Exercise objective: Transcribe all the records exactly and omit any images they hold.

Data for processing:

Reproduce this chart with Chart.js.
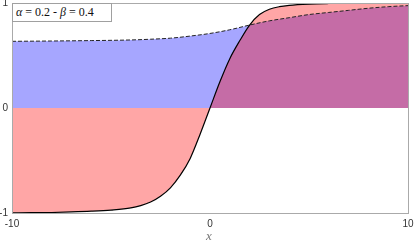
<!DOCTYPE html>
<html lang="en">
<head>
  <meta charset="UTF-8">
  <title>alpha beta curves</title>
  <script src="https://cdn.jsdelivr.net/npm/chart.js"></script>
  <style>
    body {
      margin: 0;
      background: #fff;
    }
    .wrap {
      position: relative;
      width: 414px;
      height: 242px;
    }
    .note {
      position: absolute;
      left: 12px;
      top: 3px;
      width: 95px;
      height: 17px;
      border: 1px solid #a0a0a0;
      background: #fff;
      font-family: 'Liberation Serif', serif;
      font-size: 12px;
      line-height: 17px;
      padding-left: 3px;
      color: #111;
      white-space: nowrap;
    }
    .note i { font-style: italic; }
    .xtitle {
      position: absolute;
      left: 206px;
      top: 228px;
      font-family: 'Liberation Serif', serif;
      font-style: italic;
      font-size: 13px;
      color: #777;
    }
  </style>
</head>
<body>

<div class="wrap">
  <canvas id="chart" width="414" height="242"></canvas>
  <div class="note"><i>α</i> = 0.2 - <i>β</i> = 0.4</div>
  <div class="xtitle">x</div>
</div>

<script>
// solid curve (red fill to zero)
const solidX = [-10, -9, -8, -7, -6, -5, -4, -3.5, -3, -2.5, -2, -1.5, -1, -0.5, 0, 0.5, 1, 1.5, 2, 2.5, 3, 3.5, 4, 5, 6, 7, 8, 9, 10];
const solidY = [-0.998, -0.997, -0.995, -0.99, -0.983, -0.972, -0.952, -0.93, -0.895, -0.84, -0.76, -0.64, -0.48, -0.25, 0, 0.25, 0.47, 0.64, 0.79, 0.89, 0.94, 0.965, 0.978, 0.99, 0.995, 0.997, 0.998, 0.999, 1.0];

// dashed curve (blue fill to zero)
const dashX = [-10, -8, -6, -4, -3, -2, -1, 0, 1, 2, 3, 4, 5, 6, 7, 8, 9, 10];
const dashY = [0.635, 0.638, 0.642, 0.648, 0.655, 0.665, 0.685, 0.71, 0.745, 0.79, 0.83, 0.86, 0.89, 0.91, 0.93, 0.95, 0.965, 0.975];

const xTicks = [-10, 0, 10];
const yTicks = [-1, 0, 1];

const toPts = (xs, ys) => xs.map((x, i) => ({x: x, y: ys[i]}));

// grey frame round the plot area
const frame = {
  id: 'frame',
  afterDraw(chart) {
    const a = chart.chartArea;
    const ctx = chart.ctx;
    ctx.save();
    ctx.strokeStyle = '#aaaaaa';
    ctx.lineWidth = 1;
    ctx.strokeRect(Math.round(a.left) + 0.5, Math.round(a.top) + 0.5, Math.round(a.right - a.left), Math.round(a.bottom - a.top));
    ctx.restore();
  }
};

new Chart(document.getElementById('chart'), {
  type: 'line',
  data: {
    datasets: [{
      data: toPts(solidX, solidY),
      borderColor: '#000',
      borderWidth: 1.2,
      backgroundColor: 'rgba(255, 0, 0, 0.35)',
      fill: 'origin',
      pointRadius: 0,
      cubicInterpolationMode: 'monotone'
    }, {
      data: toPts(dashX, dashY),
      borderColor: '#222',
      borderWidth: 1,
      borderDash: [4, 2],
      backgroundColor: 'rgba(0, 0, 255, 0.35)',
      fill: 'origin',
      pointRadius: 0,
      cubicInterpolationMode: 'monotone'
    }]
  },
  options: {
    responsive: false,
    animation: false,
    layout: { padding: { top: 3, right: 6, left: 0, bottom: 0 } },
    plugins: {
      legend: { display: false },
      tooltip: { enabled: false },
      filler: { drawTime: 'beforeDatasetsDraw' }
    },
    scales: {
      x: {
        type: 'linear',
        min: -10,
        max: 10,
        grid: { display: false, drawTicks: false, tickLength: 0 },
        border: { display: false },
        afterBuildTicks: s => { s.ticks = xTicks.map(v => ({value: v})); },
        ticks: { color: '#333', font: { size: 10, family: 'Liberation Sans' }, padding: 5, maxRotation: 0 },
        afterFit: s => { s.height = 29; s.paddingLeft = 0; s.paddingRight = 0; }
      },
      y: {
        min: -1,
        max: 1,
        grid: { display: false, drawTicks: false, tickLength: 0 },
        border: { display: false },
        afterBuildTicks: s => { s.ticks = yTicks.map(v => ({value: v})); },
        ticks: { color: '#333', font: { size: 10, family: 'Liberation Sans' }, padding: 4 },
        afterFit: s => { s.width = 12; s.paddingTop = 0; s.paddingBottom = 0; }
      }
    }
  },
  plugins: [frame]
});
</script>

</body>
</html>
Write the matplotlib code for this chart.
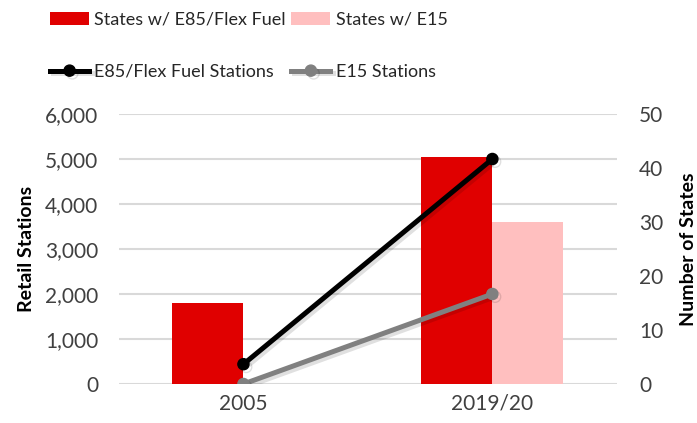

Exercise output:
Reproduce this chart with Chart.js.
<!DOCTYPE html>
<html lang="en">
<head>
  <meta charset="UTF-8">
  <title>alpha beta curves</title>
  <script src="https://cdn.jsdelivr.net/npm/chart.js"></script>
  <style>
    body {
      margin: 0;
      background: #fff;
    }
    .wrap {
      position: relative;
      width: 414px;
      height: 242px;
    }
    .note {
      position: absolute;
      left: 12px;
      top: 3px;
      width: 95px;
      height: 17px;
      border: 1px solid #a0a0a0;
      background: #fff;
      font-family: 'Liberation Serif', serif;
      font-size: 12px;
      line-height: 17px;
      padding-left: 3px;
      color: #111;
      white-space: nowrap;
    }
    .note i { font-style: italic; }
    .xtitle {
      position: absolute;
      left: 206px;
      top: 228px;
      font-family: 'Liberation Serif', serif;
      font-style: italic;
      font-size: 13px;
      color: #777;
    }
  </style>
</head>
<body>

<div class="wrap">
  <canvas id="chart" width="414" height="242"></canvas>
  <div class="note"><i>α</i> = 0.2 - <i>β</i> = 0.4</div>
  <div class="xtitle">x</div>
</div>

<script>
// solid curve (red fill to zero)
const solidX = [-10, -9, -8, -7, -6, -5, -4, -3.5, -3, -2.5, -2, -1.5, -1, -0.5, 0, 0.5, 1, 1.5, 2, 2.5, 3, 3.5, 4, 5, 6, 7, 8, 9, 10];
const solidY = [-0.998, -0.997, -0.995, -0.99, -0.983, -0.972, -0.952, -0.93, -0.895, -0.84, -0.76, -0.64, -0.48, -0.25, 0, 0.25, 0.47, 0.64, 0.79, 0.89, 0.94, 0.965, 0.978, 0.99, 0.995, 0.997, 0.998, 0.999, 1.0];

// dashed curve (blue fill to zero)
const dashX = [-10, -8, -6, -4, -3, -2, -1, 0, 1, 2, 3, 4, 5, 6, 7, 8, 9, 10];
const dashY = [0.635, 0.638, 0.642, 0.648, 0.655, 0.665, 0.685, 0.71, 0.745, 0.79, 0.83, 0.86, 0.89, 0.91, 0.93, 0.95, 0.965, 0.975];

const xTicks = [-10, 0, 10];
const yTicks = [-1, 0, 1];

const toPts = (xs, ys) => xs.map((x, i) => ({x: x, y: ys[i]}));

// grey frame round the plot area
const frame = {
  id: 'frame',
  afterDraw(chart) {
    const a = chart.chartArea;
    const ctx = chart.ctx;
    ctx.save();
    ctx.strokeStyle = '#aaaaaa';
    ctx.lineWidth = 1;
    ctx.strokeRect(Math.round(a.left) + 0.5, Math.round(a.top) + 0.5, Math.round(a.right - a.left), Math.round(a.bottom - a.top));
    ctx.restore();
  }
};

new Chart(document.getElementById('chart'), {
  type: 'line',
  data: {
    datasets: [{
      data: toPts(solidX, solidY),
      borderColor: '#000',
      borderWidth: 1.2,
      backgroundColor: 'rgba(255, 0, 0, 0.35)',
      fill: 'origin',
      pointRadius: 0,
      cubicInterpolationMode: 'monotone'
    }, {
      data: toPts(dashX, dashY),
      borderColor: '#222',
      borderWidth: 1,
      borderDash: [4, 2],
      backgroundColor: 'rgba(0, 0, 255, 0.35)',
      fill: 'origin',
      pointRadius: 0,
      cubicInterpolationMode: 'monotone'
    }]
  },
  options: {
    responsive: false,
    animation: false,
    layout: { padding: { top: 3, right: 6, left: 0, bottom: 0 } },
    plugins: {
      legend: { display: false },
      tooltip: { enabled: false },
      filler: { drawTime: 'beforeDatasetsDraw' }
    },
    scales: {
      x: {
        type: 'linear',
        min: -10,
        max: 10,
        grid: { display: false, drawTicks: false, tickLength: 0 },
        border: { display: false },
        afterBuildTicks: s => { s.ticks = xTicks.map(v => ({value: v})); },
        ticks: { color: '#333', font: { size: 10, family: 'Liberation Sans' }, padding: 5, maxRotation: 0 },
        afterFit: s => { s.height = 29; s.paddingLeft = 0; s.paddingRight = 0; }
      },
      y: {
        min: -1,
        max: 1,
        grid: { display: false, drawTicks: false, tickLength: 0 },
        border: { display: false },
        afterBuildTicks: s => { s.ticks = yTicks.map(v => ({value: v})); },
        ticks: { color: '#333', font: { size: 10, family: 'Liberation Sans' }, padding: 4 },
        afterFit: s => { s.width = 12; s.paddingTop = 0; s.paddingBottom = 0; }
      }
    }
  },
  plugins: [frame]
});
</script>

</body>
</html>
Write the matplotlib code for this chart.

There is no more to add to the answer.